Rites and rituals

It’s the time of year where me and my colleagues get dressed up in medieval costumes and participate in the ceremony to mark the graduation of our students. The photo accompanying this blog is of me with (now) former PhD student Dr Frank Watt. It’s kind of anachronistic in many ways as the style of robes pre-date most universities in the UK. And we only ever wear them on these occasions. And given how crazy the hats are, that is quite understandable. My own PhD ceremony at the University of Aberdeen was carried out entirely in Latin where the Deans struggled with reading their announcements (apart from the Head of Divinity who clearly spoke both Latin and Ancient Greek!). My service in the army left me rather jaded about parades and a northern grammar school education means I dislike pompousness. Attendance at the ceremony is voluntary and yet I always go. Why?

Being awarded a degree simply marks the end of a period of study. We do many things that come to a natural end and we don’t always put on a theatrical event to celebrate this. There is also a side-effect that is often surprising: even an achievement as significant as graduating can feel something of a let down. The euphoria of seeing that you have passed doesn’t last very long. There is really good research showing that achieving a major goal is extremely stressful as people are often left wondering “Is that it?” Or, “why on earth did I put myself through all that?”

I have found that there is a great deal of value to be had from having a moment where achievement is recognised. The reason for this is that it marks the ending of a particular chapter. It means that those graduating have, through participating in the ceremony, had to face up to the ending. And only when this has been properly faced up to can they move on to beginnings.
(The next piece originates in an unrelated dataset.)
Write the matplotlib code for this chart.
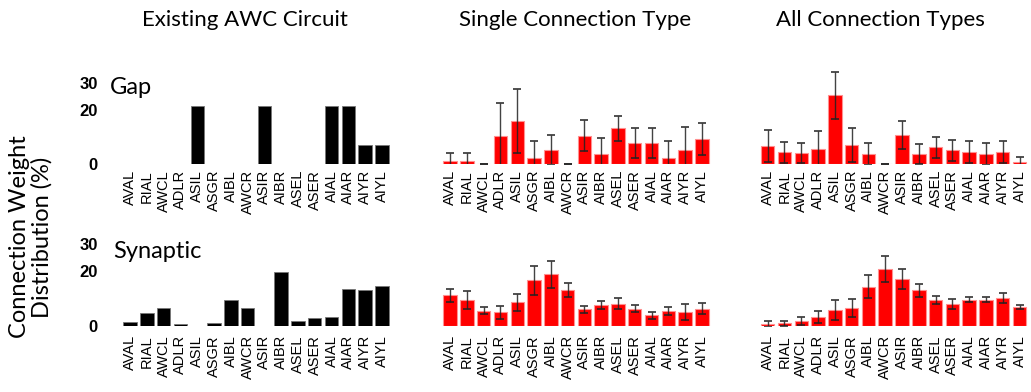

It does tend to be common that endings are not properly recognised – especially I think in the UK. When somebody leaves or is promoted or moves to a different part of the organisation, there should be some sort of marking of the ending so that the beginning will happen. We all fear change so perhaps we would rather pretend it isn’t happening. But if we have some sort of event that makes it explicit that a particular stage has ended, then there is more chance that we can move on.